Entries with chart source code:

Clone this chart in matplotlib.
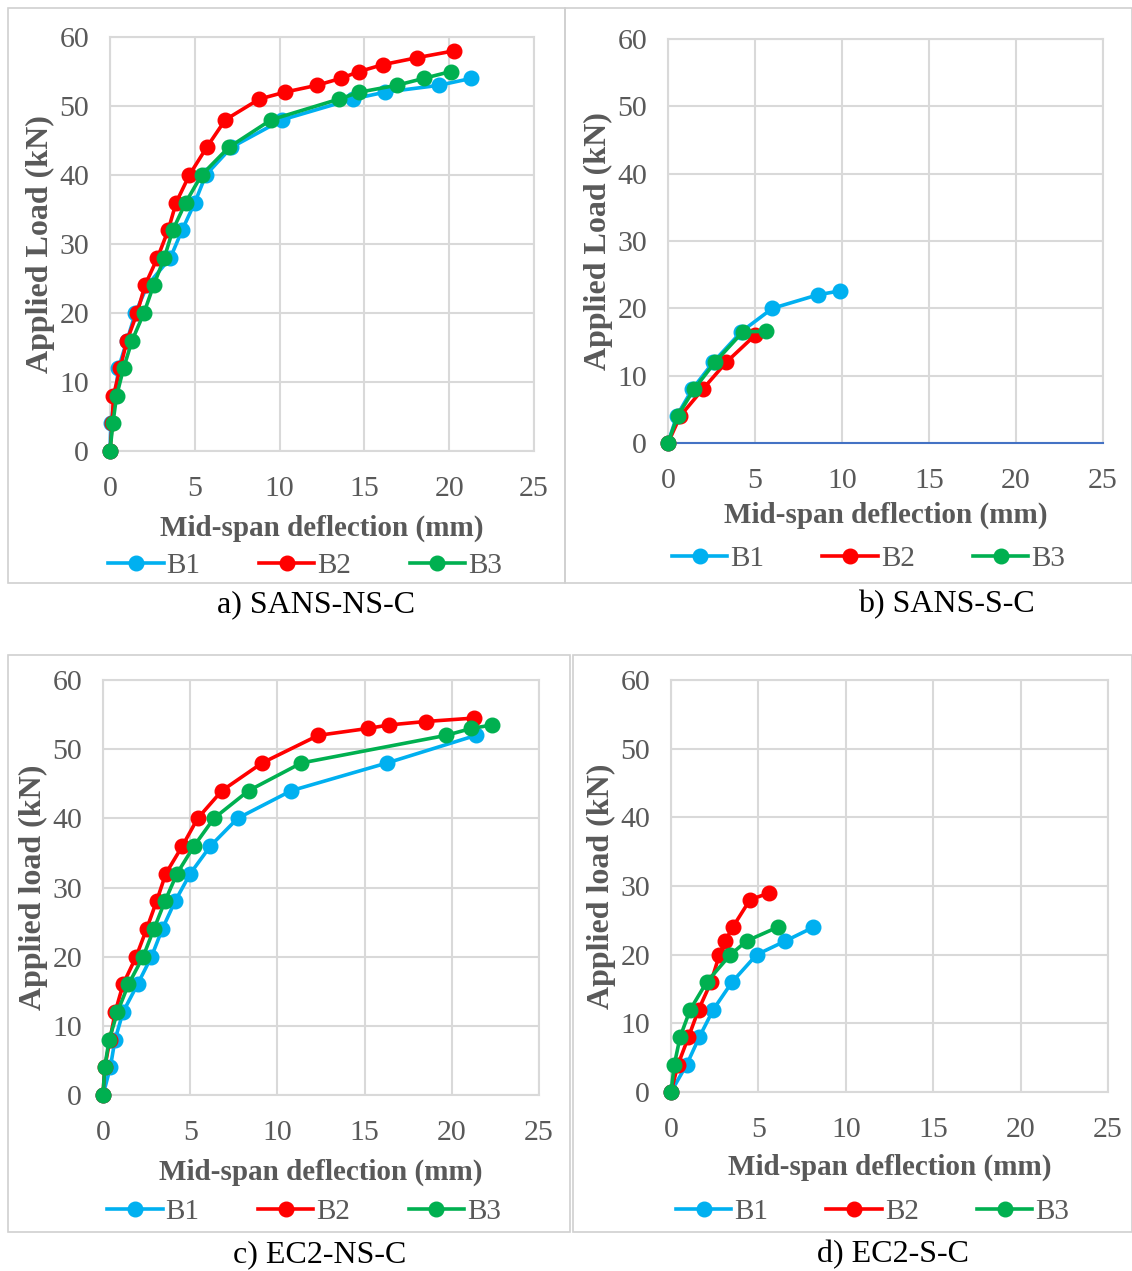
import matplotlib.pyplot as plt
from matplotlib.patches import Rectangle

plt.rcParams['font.family'] = ['Liberation Serif', 'DejaVu Serif']

# a) SANS-NS-C
a_b1_x = [0, 0.05, 0.3, 0.5, 1.0, 1.5, 2.2, 3.56, 4.25, 5.0, 5.65, 7.15, 10.15, 14.3, 16.2, 19.4, 21.3]
a_b1_y = [0, 4, 8, 12, 16, 20, 24, 28, 32, 36, 40, 44, 48, 51, 52, 53, 54]
a_b2_x = [0, 0.13, 0.2, 0.6, 1.0, 1.6, 2.06, 2.8, 3.43, 3.9, 4.68, 5.7, 6.8, 8.8, 10.3, 12.2, 13.6, 14.7, 16.1, 18.1, 20.3]
a_b2_y = [0, 4, 8, 12, 16, 20, 24, 28, 32, 36, 40, 44, 48, 51, 52, 53, 54, 55, 56, 57, 58]
a_b3_x = [0, 0.17, 0.39, 0.8, 1.3, 2.0, 2.57, 3.2, 3.7, 4.46, 5.4, 7.0, 9.5, 13.5, 14.7, 16.9, 18.5, 20.1]
a_b3_y = [0, 4, 8, 12, 16, 20, 24, 28, 32, 36, 40, 44, 48, 51, 52, 53, 54, 55]

# b) SANS-S-C
b_b1_x = [0, 0.5, 1.4, 2.6, 4.2, 6.0, 8.6, 9.9]
b_b1_y = [0, 4, 8, 12, 16.5, 20, 22, 22.6]
b_b2_x = [0, 0.7, 2.0, 3.35, 5.0]
b_b2_y = [0, 4, 8, 12, 16]
b_b3_x = [0, 0.55, 1.5, 2.7, 4.3, 5.65]
b_b3_y = [0, 4, 8, 12, 16.5, 16.6]

# c) EC2-NS-C
c_b1_x = [0, 0.42, 0.69, 1.15, 1.98, 2.78, 3.4, 4.13, 5.0, 6.16, 7.72, 10.8, 16.28, 21.39]
c_b1_y = [0, 4, 8, 12, 16, 20, 24, 28, 32, 36, 40, 44, 48, 52]
c_b2_x = [0, 0.1, 0.4, 0.7, 1.15, 1.9, 2.5, 3.07, 3.6, 4.55, 5.43, 6.82, 9.12, 12.35, 15.2, 16.4, 18.5, 21.3]
c_b2_y = [0, 4, 8, 12, 16, 20, 24, 28, 32, 36, 40, 44, 48, 52, 53, 53.5, 54, 54.5]
c_b3_x = [0, 0.1, 0.35, 0.83, 1.46, 2.3, 2.92, 3.55, 4.24, 5.22, 6.36, 8.35, 11.37, 19.68, 21.12, 22.33]
c_b3_y = [0, 4, 8, 12, 16, 20, 24, 28, 32, 36, 40, 44, 48, 52, 53, 53.5]

# d) EC2-S-C
d_b1_x = [0, 0.9, 1.62, 2.42, 3.49, 4.9, 6.55, 8.15]
d_b1_y = [0, 4, 8, 12, 16, 20, 22, 24]
d_b2_x = [0, 0.4, 1.0, 1.58, 2.29, 2.77, 3.1, 3.53, 4.52, 5.63]
d_b2_y = [0, 4, 8, 12, 16, 20, 22, 24, 28, 29]
d_b3_x = [0, 0.19, 0.52, 1.1, 2.04, 3.4, 4.33, 6.1]
d_b3_y = [0, 4, 8, 12, 16, 20, 22, 24]

labels = ['B1', 'B2', 'B3']
colors = ['#00B0F0', '#FF0000', '#00B050']
grey = '#595959'
gridc = '#D9D9D9'

W, H = 1132, 1271
fig = plt.figure(figsize=(W / 100, H / 100), dpi=100)


def px_box(x0, y0, x1, y1):
    # pixel box (top-left origin) -> figure fraction
    return [x0 / W, 1 - y1 / H, (x1 - x0) / W, (y1 - y0) / H]


panels = [
    dict(plot=(110, 37, 534, 451), border=(8, 8, 565, 583), caption=(316, 605), text='a) SANS-NS-C',
         ylabel='Applied Load (kN)', xlab_y=528, leg_y=566,
         data=[(a_b1_x, a_b1_y), (a_b2_x, a_b2_y), (a_b3_x, a_b3_y)]),
    dict(plot=(668, 39, 1103, 443), border=(565, 8, 1132, 583), caption=(946, 605), text='b) SANS-S-C',
         ylabel='Applied Load (kN)', xlab_y=515, leg_y=559, blue_axis=True,
         data=[(b_b1_x, b_b1_y), (b_b2_x, b_b2_y), (b_b3_x, b_b3_y)]),
    dict(plot=(103, 680, 539, 1095), border=(8, 655, 570, 1232), caption=(320, 1255), text='c) EC2-NS-C',
         ylabel='Applied load (kN)', xlab_y=1172, leg_y=1212,
         data=[(c_b1_x, c_b1_y), (c_b2_x, c_b2_y), (c_b3_x, c_b3_y)]),
    dict(plot=(671, 680, 1108, 1092), border=(573, 655, 1132, 1232), caption=(893, 1255), text='d) EC2-S-C',
         ylabel='Applied load (kN)', xlab_y=1167, leg_y=1212,
         data=[(d_b1_x, d_b1_y), (d_b2_x, d_b2_y), (d_b3_x, d_b3_y)]),
]

for p in panels:
    bx0, by0, bx1, by1 = p['border']
    fig.patches.append(Rectangle((bx0 / W, 1 - by1 / H), (bx1 - bx0) / W, (by1 - by0) / H,
                                 transform=fig.transFigure, fill=False, edgecolor='#D0D0D0', lw=1.2))

    ax = fig.add_axes(px_box(*p['plot']))
    for (xs, ys), lab, c in zip(p['data'], labels, colors):
        ax.plot(xs, ys, '-o', color=c, lw=2.6, ms=10.5, label=lab, clip_on=False, zorder=3)

    ax.set_xlim(0, 25)
    ax.set_ylim(0, 60)
    ax.set_xticks(range(0, 26, 5))
    ax.set_yticks(range(0, 61, 10))
    ax.grid(True, color=gridc, lw=1.5)
    ax.set_axisbelow(True)
    for s in ax.spines.values():
        s.set_color(gridc)
        s.set_linewidth(1.5)
    if p.get('blue_axis'):
        ax.spines['bottom'].set_color('#4472C4')
    ax.tick_params(length=0, labelsize=21.5, labelcolor=grey)
    ax.tick_params(axis='x', pad=18)
    ax.tick_params(axis='y', pad=15)

    ax.set_ylabel(p['ylabel'], fontsize=23, fontweight='bold', color=grey, labelpad=3)
    x0, y0, x1, y1 = p['plot']
    fig.text((x0 + x1) / 2 / W, 1 - p['xlab_y'] / H, 'Mid-span deflection (mm)', fontsize=21,
             fontweight='bold', color=grey, ha='center', va='center')
    ax.legend(loc='center', bbox_to_anchor=((x0 + x1) / 2 / W - 0.015, 1 - p['leg_y'] / H),
              bbox_transform=fig.transFigure, ncol=3, frameon=False, fontsize=21,
              labelcolor=grey, handlelength=1.9, handletextpad=0.1, columnspacing=2.0)
    fig.text(p['caption'][0] / W, 1 - p['caption'][1] / H, p['text'], fontsize=23,
             ha='center', va='center', color='black')

fig.savefig('out.png', dpi=100, facecolor='white')
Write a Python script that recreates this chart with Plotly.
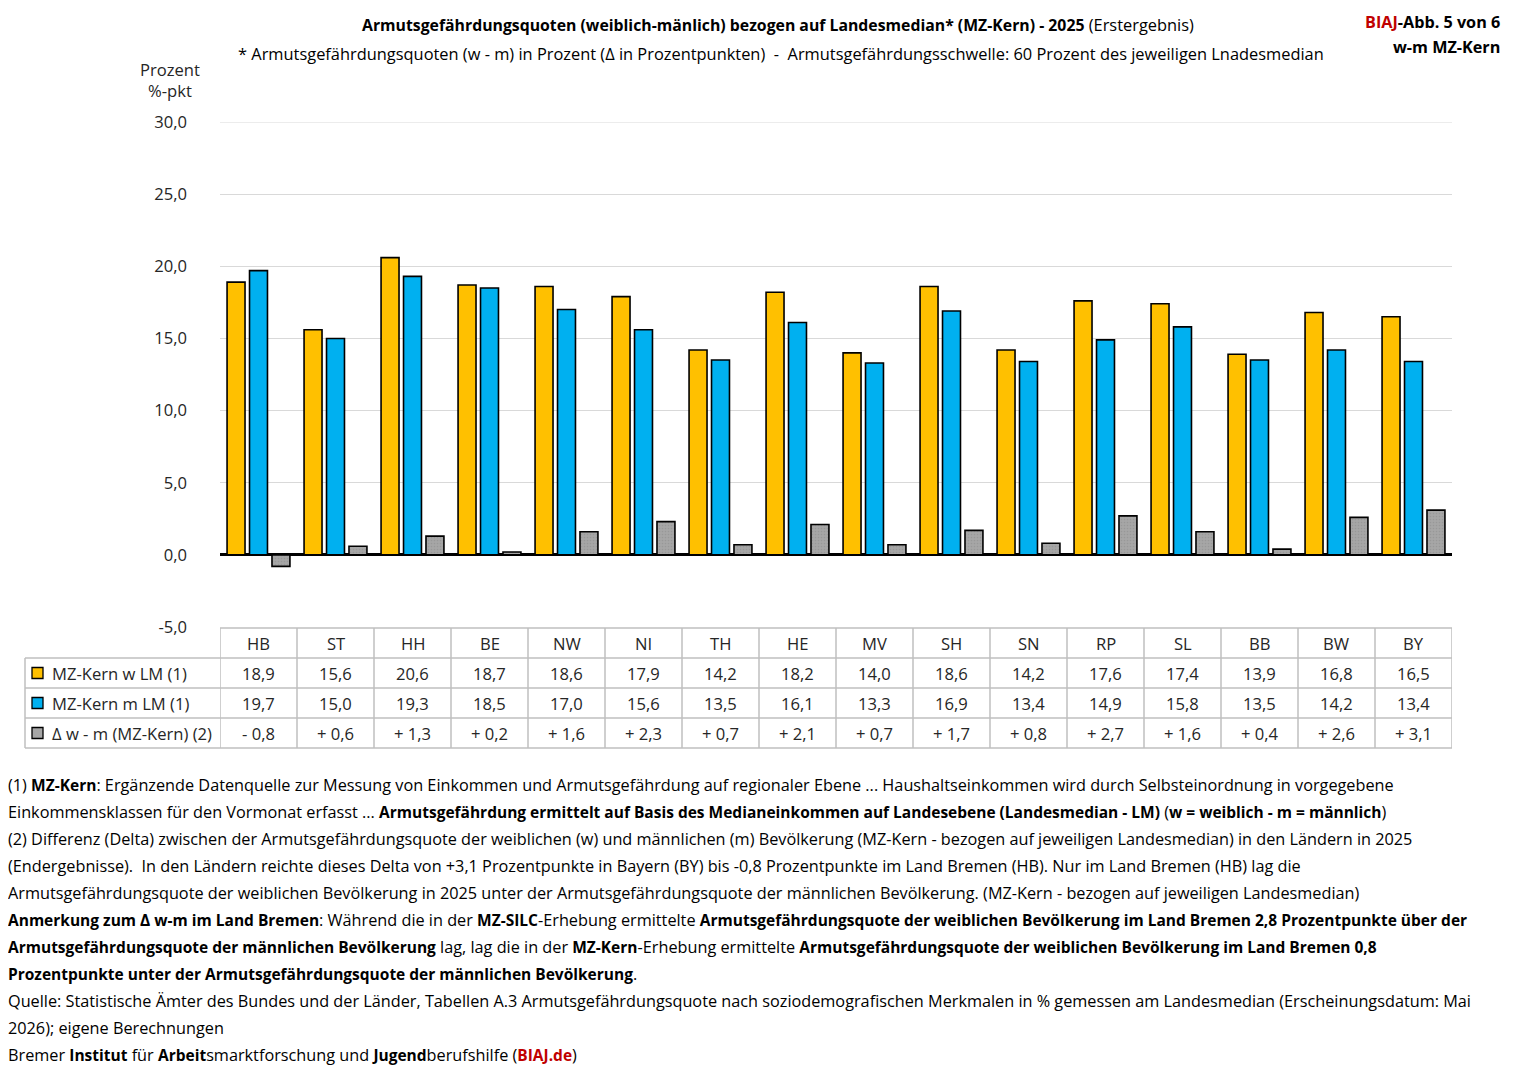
import plotly.graph_objects as go

# ---------------- data ----------------
laender = ["HB", "ST", "HH", "BE", "NW", "NI", "TH", "HE", "MV", "SH", "SN", "RP", "SL", "BB", "BW", "BY"]
w_lm = [18.9, 15.6, 20.6, 18.7, 18.6, 17.9, 14.2, 18.2, 14.0, 18.6, 14.2, 17.6, 17.4, 13.9, 16.8, 16.5]
m_lm = [19.7, 15.0, 19.3, 18.5, 17.0, 15.6, 13.5, 16.1, 13.3, 16.9, 13.4, 14.9, 15.8, 13.5, 14.2, 13.4]
delta = [-0.8, 0.6, 1.3, 0.2, 1.6, 2.3, 0.7, 2.1, 0.7, 1.7, 0.8, 2.7, 1.6, 0.4, 2.6, 3.1]
series_names = ["MZ-Kern w LM (1)", "MZ-Kern m LM (1)", "Δ w - m (MZ-Kern) (2)"]
y_ticks = [-5, 0, 5, 10, 15, 20, 25, 30]

# page body has an 8px margin -> figure drawn at (8,8)
OFF = 8
W, H = 1517 - 2 * OFF, 1074 - 2 * OFF
L, R, T, B = 220, 1452, 122, 627          # plot area in screen pixels
FONT = "'Open Sans', Lato, sans-serif"
colors = ["#FFC000", "#00B0F0", "#A6A6A6"]
REG = 16.4      # regular title text size
BOLD = 15.8     # bold title text size
FREG = 16.25    # footnote regular
FBOLD = 15.5    # footnote bold
TAB = 16.6      # table / tick size


def xp(px):
    return (px - L) / (R - L)


def yp(py):
    return (B - py) / (B - T)


def fmt(v):
    return f"{v:.1f}".replace(".", ",")


def fmt_delta(v):
    s = "+ " if v >= 0 else "- "
    return s + f"{abs(v):.1f}".replace(".", ",")


def bold(s, color=None, size=FBOLD):
    st = f"font-size:{size}px"
    if color:
        st += f";color:{color}"
    return f"<b><span style='{st}'>{s}</span></b>"


fig = go.Figure()
for name, vals, col in zip(series_names, [w_lm, m_lm, delta], colors):
    marker = dict(color=col, line=dict(color="black", width=1.6))
    if col == "#A6A6A6":
        marker["pattern"] = dict(shape=".", fgcolor="#8A8A8A", bgcolor=col, size=3, solidity=0.25)
    fig.add_trace(go.Bar(x=laender, y=vals, name=name, marker=marker, showlegend=False))

fig.update_layout(
    width=W, height=H,
    margin=dict(l=L - OFF, r=W - (R - OFF), t=T - OFF, b=H - (B - OFF), pad=0),
    paper_bgcolor="white", plot_bgcolor="white",
    barmode="group", bargap=0.125, bargroupgap=0.2,
    separators=",.",
    font=dict(family=FONT, color="black", size=REG),
    xaxis=dict(showticklabels=False, showgrid=False, zeroline=False, showline=False,
               range=[-0.5, len(laender) - 0.5], fixedrange=True),
    yaxis=dict(range=[-5, 30], tickvals=y_ticks, ticktext=[fmt(v) for v in y_ticks],
               showgrid=True, gridcolor="#D9D9D9", gridwidth=1.2, zeroline=True,
               zerolinecolor="black", zerolinewidth=3, showline=False, ticks="",
               ticklabelstandoff=32, tickfont=dict(size=TAB, color="#262626", family=FONT)),
)

shapes = []
ann = []
shapes.append(dict(type="line", xref="paper", yref="y", x0=0, x1=1, y0=y_ticks[-1], y1=y_ticks[-1],
                   line=dict(color="#D9D9D9", width=1.2), layer="below"))

# ---------------- titles ----------------
ann.append(dict(x=xp(778), y=yp(24), xref="paper", yref="paper", showarrow=False,
                xanchor="center", yanchor="middle",
                text=bold("Armutsgefährdungsquoten (weiblich-mänlich) bezogen auf Landesmedian* (MZ-Kern) - 2025", size=BOLD) + " (Erstergebnis)",
                font=dict(size=REG)))
ann.append(dict(x=xp(781), y=yp(53), xref="paper", yref="paper", showarrow=False,
                xanchor="center", yanchor="middle",
                text="* Armutsgefährdungsquoten (w - m) in Prozent (Δ in Prozentpunkten)  -  Armutsgefährdungsschwelle: 60 Prozent des jeweiligen Lnadesmedian",
                font=dict(size=REG)))
ann.append(dict(x=xp(1502), y=yp(22), xref="paper", yref="paper", showarrow=False,
                xanchor="right", yanchor="middle",
                text="<b><span style='color:#C00000'>BIAJ</span>-Abb. 5 von 6</b>", font=dict(size=16.2)))
ann.append(dict(x=xp(1502), y=yp(47), xref="paper", yref="paper", showarrow=False,
                xanchor="right", yanchor="middle", text="<b>w-m MZ-Kern</b>", font=dict(size=16.2)))
ann.append(dict(x=xp(170), y=yp(70), xref="paper", yref="paper", showarrow=False,
                xanchor="center", yanchor="middle", text="Prozent", font=dict(size=TAB, color="#262626")))
ann.append(dict(x=xp(170), y=yp(91), xref="paper", yref="paper", showarrow=False,
                xanchor="center", yanchor="middle", text="%-pkt", font=dict(size=TAB, color="#262626")))

# ---------------- data table ----------------
gc = "#BFBFBF"
row_tops = [628, 658, 688, 718, 748]
shapes.append(dict(type="line", xref="paper", yref="paper", x0=xp(L), x1=xp(R),
                   y0=yp(row_tops[0]), y1=yp(row_tops[0]), line=dict(color=gc, width=1.5)))
for yy in row_tops[1:]:
    shapes.append(dict(type="line", xref="paper", yref="paper", x0=xp(25), x1=xp(R),
                       y0=yp(yy), y1=yp(yy), line=dict(color=gc, width=1.5)))
for i in range(len(laender) + 1):
    shapes.append(dict(type="line", xref="x", yref="paper", x0=i - 0.5, x1=i - 0.5,
                       y0=yp(row_tops[0]), y1=yp(row_tops[-1]), line=dict(color=gc, width=1.5)))
shapes.append(dict(type="line", xref="paper", yref="paper", x0=xp(25), x1=xp(25),
                   y0=yp(row_tops[1]), y1=yp(row_tops[-1]), line=dict(color=gc, width=1.5)))

rows = [[c for c in laender], [fmt(v) for v in w_lm], [fmt(v) for v in m_lm], [fmt_delta(v) for v in delta]]
for r, texts in enumerate(rows):
    yc = (row_tops[r] + row_tops[r + 1]) / 2
    for c, t in zip(laender, texts):
        ann.append(dict(x=c, y=yp(yc), xref="x", yref="paper", showarrow=False,
                        xanchor="center", yanchor="middle", text=t, font=dict(size=TAB, color="#262626")))

for k, (name, col) in enumerate(zip(series_names, colors)):
    yc = (row_tops[k + 1] + row_tops[k + 2]) / 2
    shapes.append(dict(type="rect", xref="paper", yref="paper", x0=xp(32), x1=xp(43),
                       y0=yp(yc + 5.5), y1=yp(yc - 5.5), fillcolor=col, line=dict(color="black", width=1.3)))
    ann.append(dict(x=xp(50), y=yp(yc), xref="paper", yref="paper", showarrow=False,
                    xanchor="left", yanchor="middle", text=name, font=dict(size=TAB, color="#262626")))

# ---------------- footnotes ----------------
foot = [
    "(1) " + bold("MZ-Kern") + ": Ergänzende Datenquelle zur Messung von Einkommen und Armutsgefährdung auf regionaler Ebene ... Haushaltseinkommen wird durch Selbsteinordnung in vorgegebene",
    "Einkommensklassen für den Vormonat erfasst ... " + bold("Armutsgefährdung ermittelt auf Basis des Medianeinkommen auf Landesebene (Landesmedian - LM)") + " (" + bold("w = weiblich - m = männlich") + ")",
    "(2) Differenz (Delta) zwischen der Armutsgefährdungsquote der weiblichen (w) und männlichen (m) Bevölkerung (MZ-Kern - bezogen auf jeweiligen Landesmedian) in den Ländern in 2025",
    "(Endergebnisse).  In den Ländern reichte dieses Delta von +3,1 Prozentpunkte in Bayern (BY) bis -0,8 Prozentpunkte im Land Bremen (HB). Nur im Land Bremen (HB) lag die",
    "Armutsgefährdungsquote der weiblichen Bevölkerung in 2025 unter der Armutsgefährdungsquote der männlichen Bevölkerung. (MZ-Kern - bezogen auf jeweiligen Landesmedian)",
    bold("Anmerkung zum Δ w-m im Land Bremen") + ": Während die in der " + bold("MZ-SILC") + "-Erhebung ermittelte " + bold("Armutsgefährdungsquote der weiblichen Bevölkerung im Land Bremen 2,8 Prozentpunkte über der"),
    bold("Armutsgefährdungsquote der männlichen Bevölkerung") + " lag, lag die in der " + bold("MZ-Kern") + "-Erhebung ermittelte " + bold("Armutsgefährdungsquote der weiblichen Bevölkerung im Land Bremen 0,8"),
    bold("Prozentpunkte unter der Armutsgefährdungsquote der männlichen Bevölkerung") + ".",
    "Quelle: Statistische Ämter des Bundes und der Länder, Tabellen A.3 Armutsgefährdungsquote nach soziodemografischen Merkmalen in % gemessen am Landesmedian (Erscheinungsdatum: Mai",
    "2026); eigene Berechnungen",
    "Bremer " + bold("Institut") + " für " + bold("Arbeit") + "smarktforschung und " + bold("Jugend") + "berufshilfe (" + bold("BIAJ.de", "#C00000") + ")",
]
for i, line in enumerate(foot):
    ann.append(dict(x=xp(6), y=yp(785 + 27 * i), xref="paper", yref="paper", showarrow=False,
                    xanchor="left", yanchor="middle", text=line, font=dict(size=FREG, color="black")))

fig.update_layout(shapes=shapes, annotations=ann)
fig.write_html("out.html")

- Task goal
Every line from the start of the listing above through the line with "b_b3_y = [0, 4, 8, 12, 16.5, 16.6]" should be repeated exactly; skip the pictures and add nothing else.

- Exercise result
Clone this chart in matplotlib.
import matplotlib.pyplot as plt
from matplotlib.patches import Rectangle

plt.rcParams['font.family'] = ['Liberation Serif', 'DejaVu Serif']

# a) SANS-NS-C
a_b1_x = [0, 0.05, 0.3, 0.5, 1.0, 1.5, 2.2, 3.56, 4.25, 5.0, 5.65, 7.15, 10.15, 14.3, 16.2, 19.4, 21.3]
a_b1_y = [0, 4, 8, 12, 16, 20, 24, 28, 32, 36, 40, 44, 48, 51, 52, 53, 54]
a_b2_x = [0, 0.13, 0.2, 0.6, 1.0, 1.6, 2.06, 2.8, 3.43, 3.9, 4.68, 5.7, 6.8, 8.8, 10.3, 12.2, 13.6, 14.7, 16.1, 18.1, 20.3]
a_b2_y = [0, 4, 8, 12, 16, 20, 24, 28, 32, 36, 40, 44, 48, 51, 52, 53, 54, 55, 56, 57, 58]
a_b3_x = [0, 0.17, 0.39, 0.8, 1.3, 2.0, 2.57, 3.2, 3.7, 4.46, 5.4, 7.0, 9.5, 13.5, 14.7, 16.9, 18.5, 20.1]
a_b3_y = [0, 4, 8, 12, 16, 20, 24, 28, 32, 36, 40, 44, 48, 51, 52, 53, 54, 55]

# b) SANS-S-C
b_b1_x = [0, 0.5, 1.4, 2.6, 4.2, 6.0, 8.6, 9.9]
b_b1_y = [0, 4, 8, 12, 16.5, 20, 22, 22.6]
b_b2_x = [0, 0.7, 2.0, 3.35, 5.0]
b_b2_y = [0, 4, 8, 12, 16]
b_b3_x = [0, 0.55, 1.5, 2.7, 4.3, 5.65]
b_b3_y = [0, 4, 8, 12, 16.5, 16.6]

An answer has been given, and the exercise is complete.